K-fold cross-validation is a model evaluation technique. This technique divides the data set into 'k' equally sized subsets (or 'folds'). The model is then trained 'k' times and each time a different fold is used as the test set while the remaining folds are used as the training set.

In each iteration, the performance of the model is evaluated and eventually 'k' different performance measurements are obtained. The average of these measurements is often used to determine overall model performance.

The advantage of k-fold cross-validation is that the entire data set can be used for both training and testing. This allows a more accurate estimate of the model's generalization ability because each data point appears in the test set at least once.

Below is an example of how k-fold cross-validation can be implemented in Python:

from sklearn.model_selection import cross_val_score
from sklearn.datasets import load_iris
from sklearn.ensemble import RandomForestClassifier

# Load iris dataset
data = load_iris()
X = data.data
y = data.target

# Create your model
model = RandomForestClassifier()

# Apply K-fold cross-validation
scores = cross_val_score(model, X, y, cv=5)

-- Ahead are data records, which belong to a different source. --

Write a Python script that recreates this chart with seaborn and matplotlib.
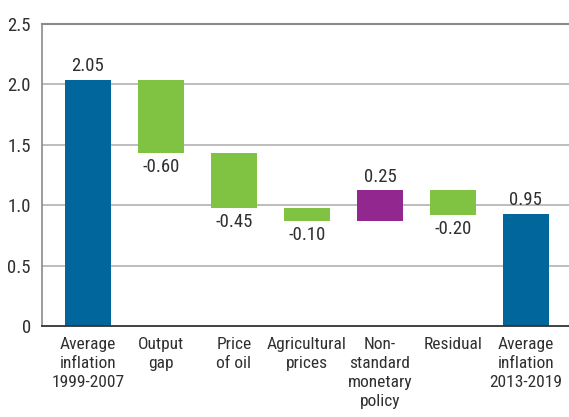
import matplotlib
matplotlib.use("Agg")
import matplotlib.pyplot as plt
from matplotlib import font_manager as fm
import seaborn as sns
import pandas as pd
import numpy as np

categories = ["Average\ninflation\n1999-2007", "Output\ngap", "Price\nof oil",
              "Agricultural\nprices", "Non-\nstandard\nmonetary\npolicy", "Residual",
              "Average\ninflation\n2013-2019"]
changes = [2.04, -0.61, -0.455, -0.105, 0.255, -0.205, 0.93]
value_labels = ["2.05", "-0.60", "-0.45", "-0.10", "0.25", "-0.20", "0.95"]
kinds = ["total", "delta", "delta", "delta", "delta", "delta", "total"]
yticks = [0, 0.5, 1.0, 1.5, 2.0, 2.5]
ytick_labels = ["0", "0.5", "1.0", "1.5", "2.0", "2.5"]

BLUE = "#00669b"
GREEN = "#80c242"
PURPLE = "#92278f"
TEXT = "#2f2f2f"

sns.set_theme(style="white")

# pick a condensed font if available
names = {f.name for f in fm.fontManager.ttflist}
chosen = None
for cand in ["Liberation Sans Narrow", "Roboto Condensed", "Open Sans Condensed",
             "Noto Sans Condensed", "DejaVu Sans Condensed"]:
    if cand in names:
        chosen = cand
        break
if chosen:
    plt.rcParams['font.family'] = [chosen, 'DejaVu Sans']
else:
    plt.rcParams['font.family'] = ['DejaVu Sans']
    plt.rcParams['font.stretch'] = 'condensed'

# compute waterfall positions
bottoms, heights, colors = [], [], []
running = 0.0
for c, k in zip(changes, kinds):
    if k == "total":
        bottoms.append(0.0)
        heights.append(c)
        running = c
        colors.append(BLUE)
    else:
        new = running + c
        bottoms.append(min(running, new))
        heights.append(abs(c))
        colors.append(GREEN if c < 0 else PURPLE)
        running = new

df = pd.DataFrame({"cat": categories, "height": heights})

fig = plt.figure(figsize=(5.69, 4.17), dpi=100)
ax = fig.add_axes([42/569, 1 - 326/417, 1 - 42/569, (326 - 24)/417])

for y in [0.5, 1.0, 1.5, 2.0]:
    ax.axhline(y, color="#b8b8b8", lw=1.3, zorder=0)

sns.barplot(data=df, x="cat", y="height", palette=colors, hue="cat", legend=False,
            width=0.63, ax=ax, saturation=1, zorder=2, linewidth=0)
# float the delta bars
for p, b in zip(ax.patches, bottoms):
    p.set_y(b)

ax.set_xlim(-0.63, 6.59)
ax.set_ylim(0, 2.5)

for i, (c, lab) in enumerate(zip(changes, value_labels)):
    top = bottoms[i] + heights[i]
    if c >= 0:
        ax.text(i, top + 0.035, lab, ha="center", va="bottom", fontsize=13.5, color=TEXT)
    else:
        ax.text(i, bottoms[i] - 0.04, lab, ha="center", va="top", fontsize=13.5, color=TEXT)

ax.set_yticks(yticks)
ax.set_yticklabels(ytick_labels, fontsize=13.5, color=TEXT)
ax.set_xticks(range(len(categories)))
ax.set_xticklabels(categories, fontsize=12.5, color=TEXT, linespacing=1.32, va="top")
ax.set_xlabel("")
ax.set_ylabel("")
ax.tick_params(axis="y", length=0, pad=8)
ax.tick_params(axis="x", length=0, pad=8)

ax.spines["right"].set_visible(False)
ax.spines["top"].set_color("#8a8a8a")
ax.spines["top"].set_linewidth(1.5)
ax.spines["left"].set_color("#8a8a8a")
ax.spines["left"].set_linewidth(1.2)
ax.spines["bottom"].set_color("#333333")
ax.spines["bottom"].set_linewidth(1.3)

fig.savefig("out.png", dpi=100)
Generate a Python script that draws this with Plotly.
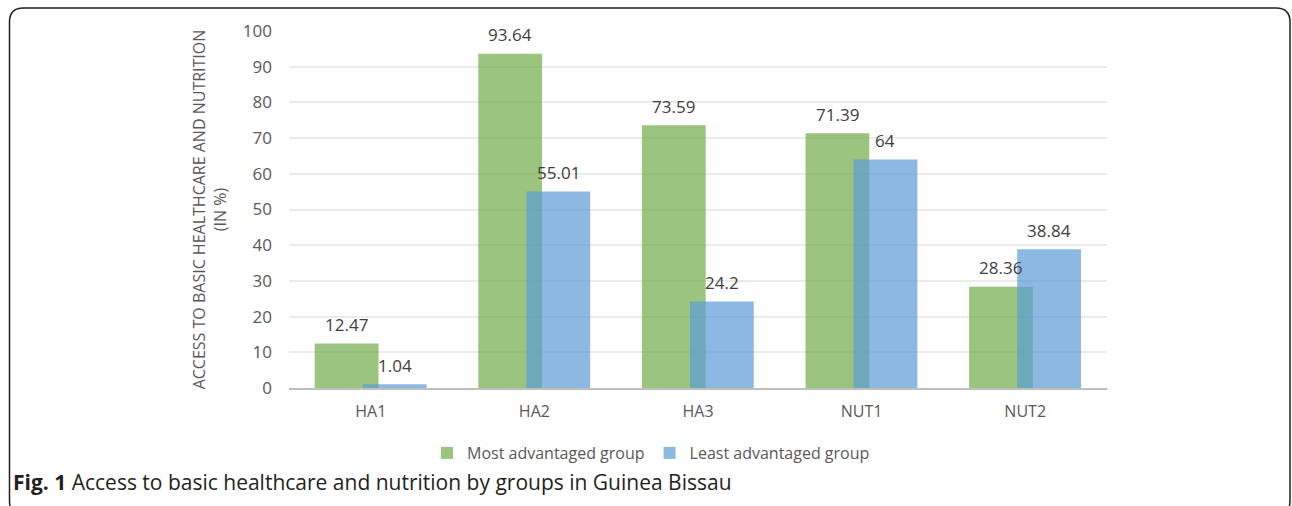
import plotly.graph_objects as go

categories = ["HA1", "HA2", "HA3", "NUT1", "NUT2"]
most_adv = [12.47, 93.64, 73.59, 71.39, 28.36]
least_adv = [1.04, 55.01, 24.2, 64, 38.84]
most_labels = ["12.47", "93.64", "73.59", "71.39", "28.36"]
least_labels = ["1.04", "55.01", "24.2", "64", "38.84"]

W, H = 1292, 506
L, R, T, B = 289, 1107, 31, 388
xs = list(range(len(categories)))
bw = 0.39
off_most = -0.343
off_least = -0.049

fig = go.Figure()
fig.add_trace(go.Bar(
    x=xs, y=most_adv, name="Most advantaged group",
    offset=off_most, width=bw,
    marker=dict(color="rgba(112,173,71,0.7)", line=dict(width=0)),
))
fig.add_trace(go.Bar(
    x=xs, y=least_adv, name="Least advantaged group",
    offset=off_least, width=bw,
    marker=dict(color="rgba(91,155,213,0.7)", line=dict(width=0)),
))

def px2x(px):
    return (px - L) / (R - L)

def py2y(py):
    return (B - py) / (B - T)

# rounded frame
x0, x1, y0, y1, r = 9.5, 1290, 8, 515, 14
def P(px, py):
    return f"{px2x(px):.5f},{py2y(py):.5f}"
path = (f"M {P(x0 + r, y0)} L {P(x1 - r, y0)} Q {P(x1, y0)} {P(x1, y0 + r)} "
        f"L {P(x1, y1 - r)} Q {P(x1, y1)} {P(x1 - r, y1)} "
        f"L {P(x0 + r, y1)} Q {P(x0, y1)} {P(x0, y1 - r)} "
        f"L {P(x0, y0 + r)} Q {P(x0, y0)} {P(x0 + r, y0)} Z")

annotations = []
for i, (v, t) in enumerate(zip(most_adv, most_labels)):
    annotations.append(dict(x=i + off_most + bw / 2, y=v, xref="x", yref="y", text=t,
                            showarrow=False, yanchor="middle", yshift=19,
                            font=dict(size=17, color="#404040", family="Open Sans")))
for i, (v, t) in enumerate(zip(least_adv, least_labels)):
    annotations.append(dict(x=i + off_least + bw / 2, y=v, xref="x", yref="y", text=t,
                            showarrow=False, yanchor="middle", yshift=19,
                            font=dict(size=17, color="#404040", family="Open Sans")))
annotations.append(dict(text="<b>Fig. 1</b> Access to basic healthcare and nutrition by groups in Guinea Bissau",
                        xref="paper", yref="paper", x=px2x(11), y=py2y(482), xanchor="left", yanchor="middle",
                        showarrow=False, font=dict(size=21, color="#231F20", family="Open Sans")))

fig.update_layout(
    width=W, height=H,
    margin=dict(l=L, r=W - R, t=T, b=H - B, autoexpand=False),
    paper_bgcolor="white", plot_bgcolor="white",
    barmode="overlay",
    font=dict(family="Open Sans", color="#595959", size=16),
    showlegend=True,
    legend=dict(orientation="h", x=px2x(651), xanchor="center", y=py2y(453), yanchor="middle",
                font=dict(size=16, color="#595959", family="Open Sans"),
                itemwidth=30, tracegroupgap=0, bgcolor="rgba(0,0,0,0)"),
    xaxis=dict(range=[-0.5, 4.5], tickmode="array", tickvals=xs, ticktext=categories,
               showgrid=False, zeroline=False, showline=True, linecolor="#BFBFBF", linewidth=2,
               ticks="", ticklabelstandoff=8, tickfont=dict(size=16, color="#595959")),
    yaxis=dict(range=[0, 100], dtick=10, showgrid=True, gridcolor="#EBEBEB", gridwidth=1.5,
               zeroline=False, showline=False, ticks="", ticklabelstandoff=16,
               tickfont=dict(size=17, color="#595959"),
               title=dict(text="ACCESS TO BASIC HEALTHCARE AND NUTRITION<br>(IN %)",
                          font=dict(size=16, color="#595959"), standoff=12)),
    shapes=[dict(type="path", path=path, xref="paper", yref="paper",
                 line=dict(color="#231F20", width=1.5), fillcolor="rgba(0,0,0,0)", layer="above")],
    annotations=annotations,
)

fig.write_html("out.html", config={"displayModeBar": False},
               post_script="document.body.style.margin='0';")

# Print performance scores
print("Cross-validation scores: ", scores)
print("Average cross-validation score: ", scores.mean())

In this example, 5-fold cross-validation is used (i.e. cv=5). This means that the data set is divided into five equal parts and the model is trained and tested five times. As a result, we obtain five different performance scores and estimate the overall model performance by averaging them.